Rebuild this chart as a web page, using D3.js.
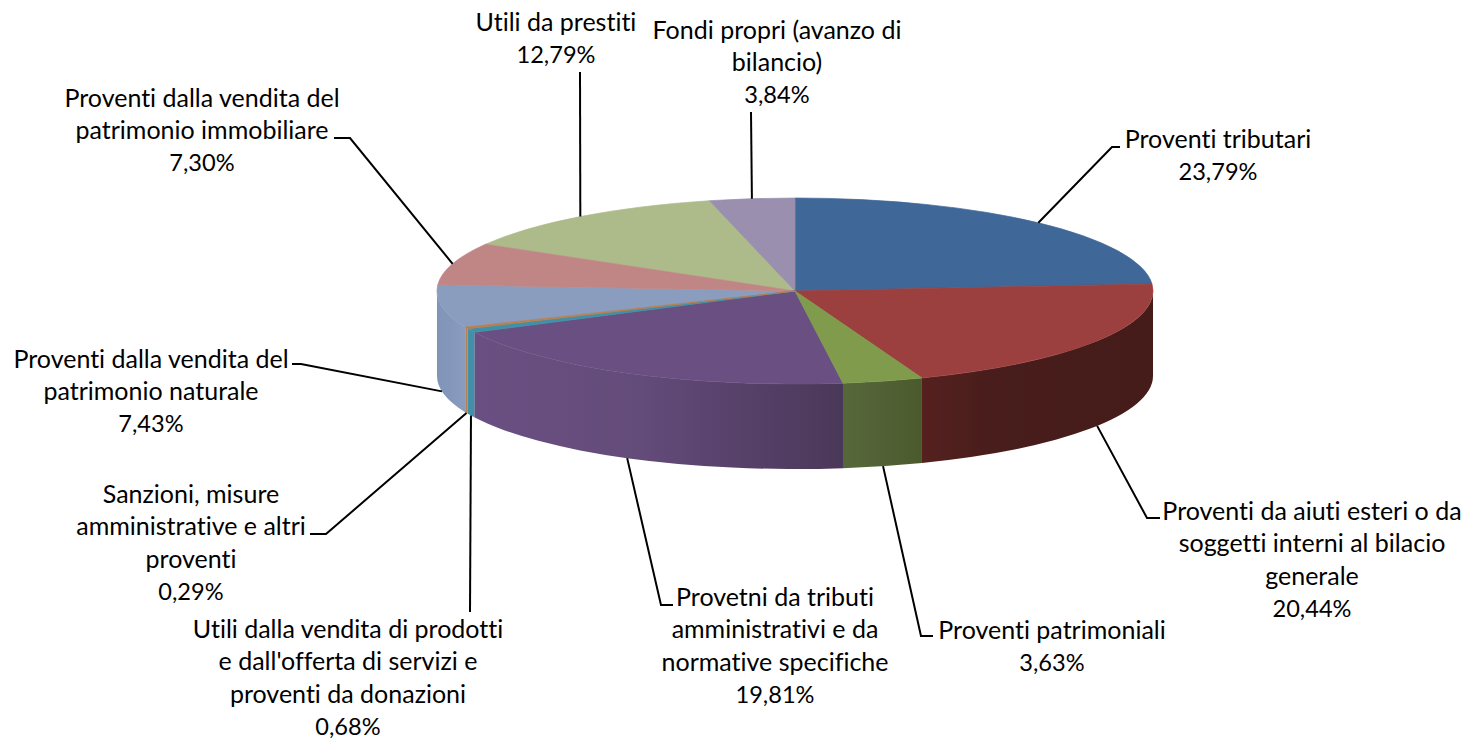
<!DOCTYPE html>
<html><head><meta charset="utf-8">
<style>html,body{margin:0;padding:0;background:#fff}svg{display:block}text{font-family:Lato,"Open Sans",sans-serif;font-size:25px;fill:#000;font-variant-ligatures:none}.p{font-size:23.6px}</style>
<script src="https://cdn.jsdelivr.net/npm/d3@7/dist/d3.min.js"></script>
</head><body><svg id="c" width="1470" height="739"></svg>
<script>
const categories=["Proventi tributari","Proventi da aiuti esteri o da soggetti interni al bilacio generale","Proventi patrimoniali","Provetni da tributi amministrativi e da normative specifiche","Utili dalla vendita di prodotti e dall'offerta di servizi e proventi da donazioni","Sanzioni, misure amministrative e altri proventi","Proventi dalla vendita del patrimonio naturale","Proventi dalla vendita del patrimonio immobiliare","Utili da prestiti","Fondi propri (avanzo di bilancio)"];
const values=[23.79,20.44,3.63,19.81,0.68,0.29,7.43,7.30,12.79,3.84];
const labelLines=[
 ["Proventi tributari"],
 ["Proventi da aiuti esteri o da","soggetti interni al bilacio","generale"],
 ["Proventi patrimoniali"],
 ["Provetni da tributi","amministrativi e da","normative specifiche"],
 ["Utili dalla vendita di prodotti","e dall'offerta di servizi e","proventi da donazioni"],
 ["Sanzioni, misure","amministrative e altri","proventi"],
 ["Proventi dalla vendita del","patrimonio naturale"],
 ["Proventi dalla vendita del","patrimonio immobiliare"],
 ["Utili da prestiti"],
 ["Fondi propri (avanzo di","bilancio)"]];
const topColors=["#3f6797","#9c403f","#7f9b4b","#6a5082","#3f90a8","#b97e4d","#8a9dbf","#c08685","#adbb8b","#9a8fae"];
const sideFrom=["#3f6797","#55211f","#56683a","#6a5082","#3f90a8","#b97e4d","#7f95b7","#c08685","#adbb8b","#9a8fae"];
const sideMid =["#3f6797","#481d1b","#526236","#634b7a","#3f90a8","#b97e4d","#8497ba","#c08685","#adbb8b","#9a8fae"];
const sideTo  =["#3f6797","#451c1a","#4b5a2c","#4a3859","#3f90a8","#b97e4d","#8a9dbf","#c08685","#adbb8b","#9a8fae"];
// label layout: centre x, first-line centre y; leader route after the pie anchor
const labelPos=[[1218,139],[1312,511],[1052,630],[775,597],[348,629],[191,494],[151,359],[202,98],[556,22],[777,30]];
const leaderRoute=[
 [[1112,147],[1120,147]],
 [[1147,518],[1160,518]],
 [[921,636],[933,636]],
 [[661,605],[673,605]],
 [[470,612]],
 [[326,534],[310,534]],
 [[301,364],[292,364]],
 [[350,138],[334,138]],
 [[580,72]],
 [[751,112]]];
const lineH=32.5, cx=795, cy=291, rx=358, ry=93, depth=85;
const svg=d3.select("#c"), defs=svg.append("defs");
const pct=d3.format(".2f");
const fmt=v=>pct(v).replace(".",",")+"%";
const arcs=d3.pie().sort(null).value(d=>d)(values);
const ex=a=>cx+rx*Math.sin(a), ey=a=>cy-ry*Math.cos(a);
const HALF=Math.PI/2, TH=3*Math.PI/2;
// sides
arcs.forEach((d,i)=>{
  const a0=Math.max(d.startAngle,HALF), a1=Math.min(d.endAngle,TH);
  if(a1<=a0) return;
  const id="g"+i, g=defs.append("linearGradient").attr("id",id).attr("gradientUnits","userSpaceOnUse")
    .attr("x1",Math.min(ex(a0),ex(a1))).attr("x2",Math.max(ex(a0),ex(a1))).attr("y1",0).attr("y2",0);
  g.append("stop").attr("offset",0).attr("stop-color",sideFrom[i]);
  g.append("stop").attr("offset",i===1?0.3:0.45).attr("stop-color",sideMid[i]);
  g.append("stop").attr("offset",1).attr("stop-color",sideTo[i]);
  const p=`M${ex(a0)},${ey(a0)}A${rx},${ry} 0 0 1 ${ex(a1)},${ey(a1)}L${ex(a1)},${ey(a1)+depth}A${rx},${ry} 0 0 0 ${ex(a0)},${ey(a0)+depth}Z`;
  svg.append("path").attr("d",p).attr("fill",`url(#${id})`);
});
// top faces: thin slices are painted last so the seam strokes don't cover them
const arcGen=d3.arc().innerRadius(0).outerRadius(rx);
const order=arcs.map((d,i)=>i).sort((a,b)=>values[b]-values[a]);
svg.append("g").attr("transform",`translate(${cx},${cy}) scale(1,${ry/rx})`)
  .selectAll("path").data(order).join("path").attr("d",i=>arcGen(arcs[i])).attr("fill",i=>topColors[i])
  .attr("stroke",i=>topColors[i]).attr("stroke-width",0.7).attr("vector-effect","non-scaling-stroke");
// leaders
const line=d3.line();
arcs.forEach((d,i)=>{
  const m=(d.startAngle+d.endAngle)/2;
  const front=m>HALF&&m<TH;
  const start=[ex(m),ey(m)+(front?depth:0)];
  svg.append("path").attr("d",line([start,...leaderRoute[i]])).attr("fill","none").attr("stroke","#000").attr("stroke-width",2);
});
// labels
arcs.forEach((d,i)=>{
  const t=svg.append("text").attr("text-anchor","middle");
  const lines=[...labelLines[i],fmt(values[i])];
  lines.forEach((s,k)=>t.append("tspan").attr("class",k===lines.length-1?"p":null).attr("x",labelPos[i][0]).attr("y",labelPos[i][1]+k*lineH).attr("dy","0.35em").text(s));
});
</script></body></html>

===============

◆ **Directive**:
Make an exact copy of all the material, but keep the pictures out of it.

◆ **Answer**:
Rebuild this chart as a web page, using D3.js.
<!DOCTYPE html>
<html><head><meta charset="utf-8">
<style>html,body{margin:0;padding:0;background:#fff}svg{display:block}text{font-family:Lato,"Open Sans",sans-serif;font-size:25px;fill:#000;font-variant-ligatures:none}.p{font-size:23.6px}</style>
<script src="https://cdn.jsdelivr.net/npm/d3@7/dist/d3.min.js"></script>
</head><body><svg id="c" width="1470" height="739"></svg>
<script>
const categories=["Proventi tributari","Proventi da aiuti esteri o da soggetti interni al bilacio generale","Proventi patrimoniali","Provetni da tributi amministrativi e da normative specifiche","Utili dalla vendita di prodotti e dall'offerta di servizi e proventi da donazioni","Sanzioni, misure amministrative e altri proventi","Proventi dalla vendita del patrimonio naturale","Proventi dalla vendita del patrimonio immobiliare","Utili da prestiti","Fondi propri (avanzo di bilancio)"];
const values=[23.79,20.44,3.63,19.81,0.68,0.29,7.43,7.30,12.79,3.84];
const labelLines=[
 ["Proventi tributari"],
 ["Proventi da aiuti esteri o da","soggetti interni al bilacio","generale"],
 ["Proventi patrimoniali"],
 ["Provetni da tributi","amministrativi e da","normative specifiche"],
 ["Utili dalla vendita di prodotti","e dall'offerta di servizi e","proventi da donazioni"],
 ["Sanzioni, misure","amministrative e altri","proventi"],
 ["Proventi dalla vendita del","patrimonio naturale"],
 ["Proventi dalla vendita del","patrimonio immobiliare"],
 ["Utili da prestiti"],
 ["Fondi propri (avanzo di","bilancio)"]];
const topColors=["#3f6797","#9c403f","#7f9b4b","#6a5082","#3f90a8","#b97e4d","#8a9dbf","#c08685","#adbb8b","#9a8fae"];
const sideFrom=["#3f6797","#55211f","#56683a","#6a5082","#3f90a8","#b97e4d","#7f95b7","#c08685","#adbb8b","#9a8fae"];
const sideMid =["#3f6797","#481d1b","#526236","#634b7a","#3f90a8","#b97e4d","#8497ba","#c08685","#adbb8b","#9a8fae"];
const sideTo  =["#3f6797","#451c1a","#4b5a2c","#4a3859","#3f90a8","#b97e4d","#8a9dbf","#c08685","#adbb8b","#9a8fae"];
// label layout: centre x, first-line centre y; leader route after the pie anchor
const labelPos=[[1218,139],[1312,511],[1052,630],[775,597],[348,629],[191,494],[151,359],[202,98],[556,22],[777,30]];
const leaderRoute=[
 [[1112,147],[1120,147]],
 [[1147,518],[1160,518]],
 [[921,636],[933,636]],
 [[661,605],[673,605]],
 [[470,612]],
 [[326,534],[310,534]],
 [[301,364],[292,364]],
 [[350,138],[334,138]],
 [[580,72]],
 [[751,112]]];
const lineH=32.5, cx=795, cy=291, rx=358, ry=93, depth=85;
const svg=d3.select("#c"), defs=svg.append("defs");
const pct=d3.format(".2f");
const fmt=v=>pct(v).replace(".",",")+"%";
const arcs=d3.pie().sort(null).value(d=>d)(values);
const ex=a=>cx+rx*Math.sin(a), ey=a=>cy-ry*Math.cos(a);
const HALF=Math.PI/2, TH=3*Math.PI/2;
// sides
arcs.forEach((d,i)=>{
  const a0=Math.max(d.startAngle,HALF), a1=Math.min(d.endAngle,TH);
  if(a1<=a0) return;
  const id="g"+i, g=defs.append("linearGradient").attr("id",id).attr("gradientUnits","userSpaceOnUse")
    .attr("x1",Math.min(ex(a0),ex(a1))).attr("x2",Math.max(ex(a0),ex(a1))).attr("y1",0).attr("y2",0);
  g.append("stop").attr("offset",0).attr("stop-color",sideFrom[i]);
  g.append("stop").attr("offset",i===1?0.3:0.45).attr("stop-color",sideMid[i]);
  g.append("stop").attr("offset",1).attr("stop-color",sideTo[i]);
  const p=`M${ex(a0)},${ey(a0)}A${rx},${ry} 0 0 1 ${ex(a1)},${ey(a1)}L${ex(a1)},${ey(a1)+depth}A${rx},${ry} 0 0 0 ${ex(a0)},${ey(a0)+depth}Z`;
  svg.append("path").attr("d",p).attr("fill",`url(#${id})`);
});
// top faces: thin slices are painted last so the seam strokes don't cover them
const arcGen=d3.arc().innerRadius(0).outerRadius(rx);
const order=arcs.map((d,i)=>i).sort((a,b)=>values[b]-values[a]);
svg.append("g").attr("transform",`translate(${cx},${cy}) scale(1,${ry/rx})`)
  .selectAll("path").data(order).join("path").attr("d",i=>arcGen(arcs[i])).attr("fill",i=>topColors[i])
  .attr("stroke",i=>topColors[i]).attr("stroke-width",0.7).attr("vector-effect","non-scaling-stroke");
// leaders
const line=d3.line();
arcs.forEach((d,i)=>{
  const m=(d.startAngle+d.endAngle)/2;
  const front=m>HALF&&m<TH;
  const start=[ex(m),ey(m)+(front?depth:0)];
  svg.append("path").attr("d",line([start,...leaderRoute[i]])).attr("fill","none").attr("stroke","#000").attr("stroke-width",2);
});
// labels
arcs.forEach((d,i)=>{
  const t=svg.append("text").attr("text-anchor","middle");
  const lines=[...labelLines[i],fmt(values[i])];
  lines.forEach((s,k)=>t.append("tspan").attr("class",k===lines.length-1?"p":null).attr("x",labelPos[i][0]).attr("y",labelPos[i][1]+k*lineH).attr("dy","0.35em").text(s));
});
</script></body></html>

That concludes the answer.